Written instruction:
Pictures in the records should not be copied, but every other part must be repeated exactly.

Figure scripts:

☆ ☆ ☆ ☆ ☆ ☆ ☆

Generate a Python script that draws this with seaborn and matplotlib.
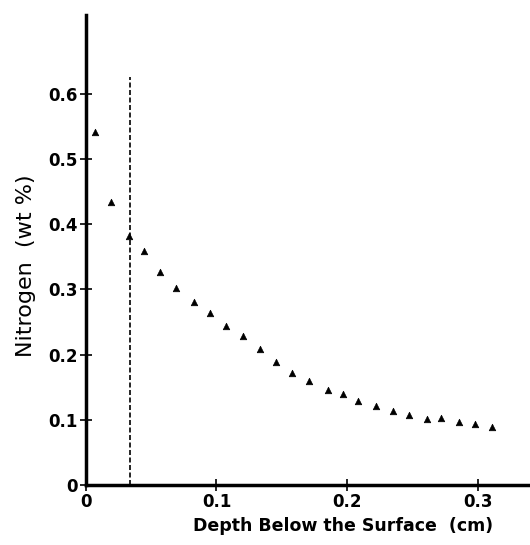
import matplotlib
matplotlib.use("Agg")
import matplotlib.pyplot as plt
import seaborn as sns
import pandas as pd

# Nitrogen profile
depth_cm = [0.0069, 0.0192, 0.0332, 0.0444, 0.0570, 0.0687, 0.0825, 0.0953,
            0.1073, 0.1200, 0.1333, 0.1456, 0.1580, 0.1706, 0.1850, 0.1970,
            0.2084, 0.2220, 0.2350, 0.2477, 0.2610, 0.2720, 0.2856, 0.2980,
            0.3106]
nitrogen_wt = [0.541, 0.434, 0.381, 0.358, 0.326, 0.302, 0.281, 0.264,
               0.244, 0.228, 0.208, 0.189, 0.171, 0.159, 0.145, 0.139,
               0.129, 0.121, 0.113, 0.108, 0.101, 0.103, 0.097, 0.093,
               0.089]
boundary_depth = 0.0337
boundary_top = 0.625

x_ticks = [0, 0.1, 0.2, 0.3]
x_tick_labels = ["0", "0.1", "0.2", "0.3"]
y_ticks = [0, 0.1, 0.2, 0.3, 0.4, 0.5, 0.6]
y_tick_labels = ["0", "0.1", "0.2", "0.3", "0.4", "0.5", "0.6"]

sns.set_theme(style="ticks")
plt.rcParams["font.family"] = ["DejaVu Sans"]
plt.rcParams["text.color"] = "black"
plt.rcParams["axes.labelcolor"] = "black"
plt.rcParams["xtick.color"] = "black"
plt.rcParams["ytick.color"] = "black"

df = pd.DataFrame({"depth": depth_cm, "nitrogen": nitrogen_wt})

fig = plt.figure(figsize=(5.3, 5.45), dpi=100)
ax = fig.add_axes([0.162, 0.110, 0.838, 0.862])

sns.scatterplot(data=df, x="depth", y="nitrogen", marker="^", color="black",
                s=22, edgecolor="black", linewidth=0.5, ax=ax, zorder=3)

ax.vlines(boundary_depth, 0, boundary_top, colors="black", linewidth=1.2,
          linestyles=(0, (3, 1.5)))

ax.set_xlim(0, 0.34)
ax.set_ylim(0, 0.72)
ax.set_xticks(x_ticks)
ax.set_xticklabels(x_tick_labels, fontsize=12, fontweight="bold")
ax.set_yticks(y_ticks)
ax.set_yticklabels(y_tick_labels, fontsize=12, fontweight="bold")
ax.tick_params(axis="both", direction="inout", length=8, width=1.2,
               color="black", pad=2)

for side in ["top", "right"]:
    ax.spines[side].set_visible(False)
for side in ["left", "bottom"]:
    ax.spines[side].set_linewidth(2.5)
    ax.spines[side].set_color("black")

ax.set_xlabel("Depth Below the Surface  (cm)", fontsize=12.5,
              fontweight="bold")
ax.set_ylabel("Nitrogen  (wt %)", fontsize=16)
ax.xaxis.set_label_coords(0.579, -0.068)
ax.yaxis.set_label_coords(-0.112, 0.466)

fig.savefig("out.png", dpi=100)
plt.close(fig)
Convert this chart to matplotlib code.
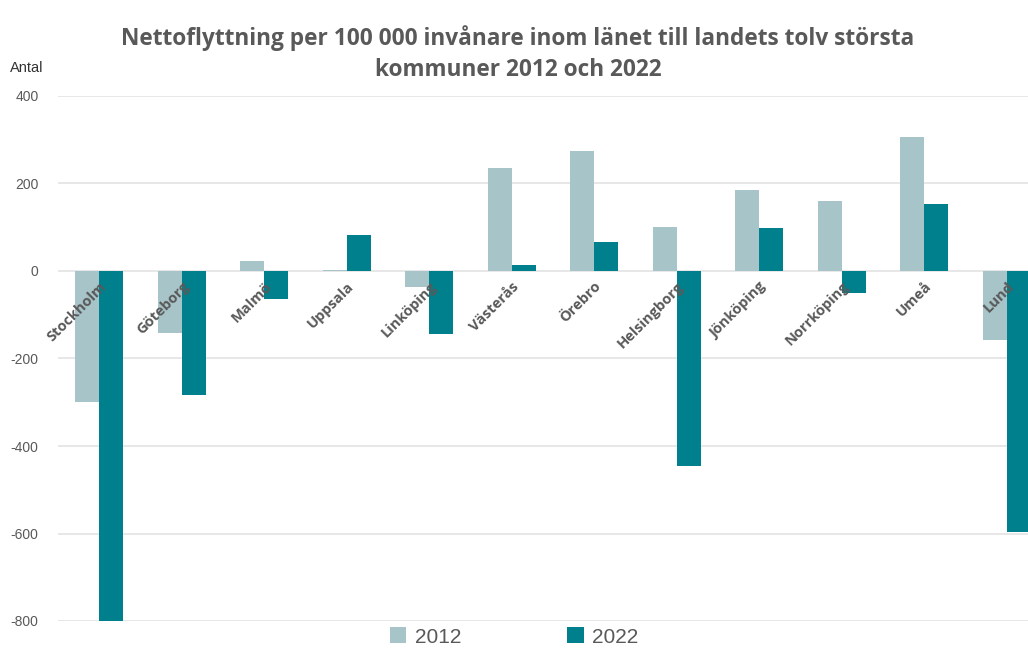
import matplotlib
matplotlib.use('Agg')
import matplotlib.pyplot as plt
import numpy as np

kommuner = ['Stockholm', 'Göteborg', 'Malmö', 'Uppsala', 'Linköping', 'Västerås',
            'Örebro', 'Helsingborg', 'Jönköping', 'Norrköping', 'Umeå', 'Lund']
v2012 = [-300, -142, 23, 3, -37, 235, 274, 100, 185, 160, 306, -158]
v2022 = [-800, -283, -64, 82, -144, 14, 66, -446, 98, -50, 153, -597]
yticks = [-800, -600, -400, -200, 0, 200, 400]

c2012 = '#a7c4c9'
c2022 = '#00808c'
grey = '#595959'

fig = plt.figure(figsize=(10.28, 6.48), dpi=100)
ax = fig.add_axes([58/1028, 1 - 621/648, 1 - 58/1028, (621 - 96)/648])

x = np.arange(len(kommuner))
w = 0.29
ax.bar(x - w/2, v2012, width=w, color=c2012, label='2012', zorder=3)
ax.bar(x + w/2, v2022, width=w, color=c2022, label='2022', zorder=3)

ax.set_ylim(-800, 400)
ax.set_xlim(-0.5, 11.26)
ax.set_yticks(yticks)
ax.set_yticklabels([str(t) for t in yticks], fontsize=10, color=grey,
                   family='Liberation Sans')
ax.yaxis.grid(True, color='#e3e3e3', linewidth=1.2, zorder=0)
ax.tick_params(axis='y', length=0, pad=14)

# kategorietiketter vid nollinjen, ovanpå staplarna
ax.spines['bottom'].set_position(('data', 0))
ax.spines['bottom'].set_visible(False)
for s in ['top', 'right', 'left']:
    ax.spines[s].set_visible(False)
ax.set_xticks(x)
ax.set_xticklabels(kommuner, rotation=45, ha='right', rotation_mode='anchor',
                   fontsize=10.5, fontweight='bold', color=grey, family='Open Sans')
ax.tick_params(axis='x', length=0, pad=6)
ax.xaxis.set_zorder(10)

fig.text(518/1028, 1 - 38/648, 'Nettoflyttning per 100 000 invånare inom länet till landets tolv största',
         ha='center', va='center', fontsize=16.3, fontweight='bold', color=grey,
         family='Open Sans')
fig.text(518/1028, 1 - 70/648, 'kommuner 2012 och 2022',
         ha='center', va='center', fontsize=16.3, fontweight='bold', color=grey,
         family='Open Sans')
fig.text(10/1028, 1 - 68/648, 'Antal', ha='left', va='center', fontsize=10.5,
         color='#333333', family='Liberation Sans')

leg = fig.legend(loc='center', bbox_to_anchor=(514/1028, 1 - 637/648), ncol=2,
                 frameon=False, columnspacing=5.1, handlelength=0.8,
                 handleheight=0.8, handletextpad=0.4,
                 prop={'family': 'Liberation Sans', 'size': 15})
for t in leg.get_texts():
    t.set_color(grey)

fig.savefig('out.png', dpi=100)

☆ ☆ ☆ ☆ ☆ ☆ ☆

The answer:
Generate a Python script that draws this with seaborn and matplotlib.
import matplotlib
matplotlib.use("Agg")
import matplotlib.pyplot as plt
import seaborn as sns
import pandas as pd

# Nitrogen profile
depth_cm = [0.0069, 0.0192, 0.0332, 0.0444, 0.0570, 0.0687, 0.0825, 0.0953,
            0.1073, 0.1200, 0.1333, 0.1456, 0.1580, 0.1706, 0.1850, 0.1970,
            0.2084, 0.2220, 0.2350, 0.2477, 0.2610, 0.2720, 0.2856, 0.2980,
            0.3106]
nitrogen_wt = [0.541, 0.434, 0.381, 0.358, 0.326, 0.302, 0.281, 0.264,
               0.244, 0.228, 0.208, 0.189, 0.171, 0.159, 0.145, 0.139,
               0.129, 0.121, 0.113, 0.108, 0.101, 0.103, 0.097, 0.093,
               0.089]
boundary_depth = 0.0337
boundary_top = 0.625

x_ticks = [0, 0.1, 0.2, 0.3]
x_tick_labels = ["0", "0.1", "0.2", "0.3"]
y_ticks = [0, 0.1, 0.2, 0.3, 0.4, 0.5, 0.6]
y_tick_labels = ["0", "0.1", "0.2", "0.3", "0.4", "0.5", "0.6"]

sns.set_theme(style="ticks")
plt.rcParams["font.family"] = ["DejaVu Sans"]
plt.rcParams["text.color"] = "black"
plt.rcParams["axes.labelcolor"] = "black"
plt.rcParams["xtick.color"] = "black"
plt.rcParams["ytick.color"] = "black"

df = pd.DataFrame({"depth": depth_cm, "nitrogen": nitrogen_wt})

fig = plt.figure(figsize=(5.3, 5.45), dpi=100)
ax = fig.add_axes([0.162, 0.110, 0.838, 0.862])

sns.scatterplot(data=df, x="depth", y="nitrogen", marker="^", color="black",
                s=22, edgecolor="black", linewidth=0.5, ax=ax, zorder=3)

ax.vlines(boundary_depth, 0, boundary_top, colors="black", linewidth=1.2,
          linestyles=(0, (3, 1.5)))

ax.set_xlim(0, 0.34)
ax.set_ylim(0, 0.72)
ax.set_xticks(x_ticks)
ax.set_xticklabels(x_tick_labels, fontsize=12, fontweight="bold")
ax.set_yticks(y_ticks)
ax.set_yticklabels(y_tick_labels, fontsize=12, fontweight="bold")
ax.tick_params(axis="both", direction="inout", length=8, width=1.2,
               color="black", pad=2)

for side in ["top", "right"]:
    ax.spines[side].set_visible(False)
for side in ["left", "bottom"]:
    ax.spines[side].set_linewidth(2.5)
    ax.spines[side].set_color("black")

ax.set_xlabel("Depth Below the Surface  (cm)", fontsize=12.5,
              fontweight="bold")
ax.set_ylabel("Nitrogen  (wt %)", fontsize=16)
ax.xaxis.set_label_coords(0.579, -0.068)
ax.yaxis.set_label_coords(-0.112, 0.466)

fig.savefig("out.png", dpi=100)
plt.close(fig)
Convert this chart to matplotlib code.
import matplotlib
matplotlib.use('Agg')
import matplotlib.pyplot as plt
import numpy as np

kommuner = ['Stockholm', 'Göteborg', 'Malmö', 'Uppsala', 'Linköping', 'Västerås',
            'Örebro', 'Helsingborg', 'Jönköping', 'Norrköping', 'Umeå', 'Lund']
v2012 = [-300, -142, 23, 3, -37, 235, 274, 100, 185, 160, 306, -158]
v2022 = [-800, -283, -64, 82, -144, 14, 66, -446, 98, -50, 153, -597]
yticks = [-800, -600, -400, -200, 0, 200, 400]

c2012 = '#a7c4c9'
c2022 = '#00808c'
grey = '#595959'

fig = plt.figure(figsize=(10.28, 6.48), dpi=100)
ax = fig.add_axes([58/1028, 1 - 621/648, 1 - 58/1028, (621 - 96)/648])

x = np.arange(len(kommuner))
w = 0.29
ax.bar(x - w/2, v2012, width=w, color=c2012, label='2012', zorder=3)
ax.bar(x + w/2, v2022, width=w, color=c2022, label='2022', zorder=3)

ax.set_ylim(-800, 400)
ax.set_xlim(-0.5, 11.26)
ax.set_yticks(yticks)
ax.set_yticklabels([str(t) for t in yticks], fontsize=10, color=grey,
                   family='Liberation Sans')
ax.yaxis.grid(True, color='#e3e3e3', linewidth=1.2, zorder=0)
ax.tick_params(axis='y', length=0, pad=14)

# kategorietiketter vid nollinjen, ovanpå staplarna
ax.spines['bottom'].set_position(('data', 0))
ax.spines['bottom'].set_visible(False)
for s in ['top', 'right', 'left']:
    ax.spines[s].set_visible(False)
ax.set_xticks(x)
ax.set_xticklabels(kommuner, rotation=45, ha='right', rotation_mode='anchor',
                   fontsize=10.5, fontweight='bold', color=grey, family='Open Sans')
ax.tick_params(axis='x', length=0, pad=6)
ax.xaxis.set_zorder(10)

fig.text(518/1028, 1 - 38/648, 'Nettoflyttning per 100 000 invånare inom länet till landets tolv största',
         ha='center', va='center', fontsize=16.3, fontweight='bold', color=grey,
         family='Open Sans')
fig.text(518/1028, 1 - 70/648, 'kommuner 2012 och 2022',
         ha='center', va='center', fontsize=16.3, fontweight='bold', color=grey,
         family='Open Sans')
fig.text(10/1028, 1 - 68/648, 'Antal', ha='left', va='center', fontsize=10.5,
         color='#333333', family='Liberation Sans')

leg = fig.legend(loc='center', bbox_to_anchor=(514/1028, 1 - 637/648), ncol=2,
                 frameon=False, columnspacing=5.1, handlelength=0.8,
                 handleheight=0.8, handletextpad=0.4,
                 prop={'family': 'Liberation Sans', 'size': 15})
for t in leg.get_texts():
    t.set_color(grey)

fig.savefig('out.png', dpi=100)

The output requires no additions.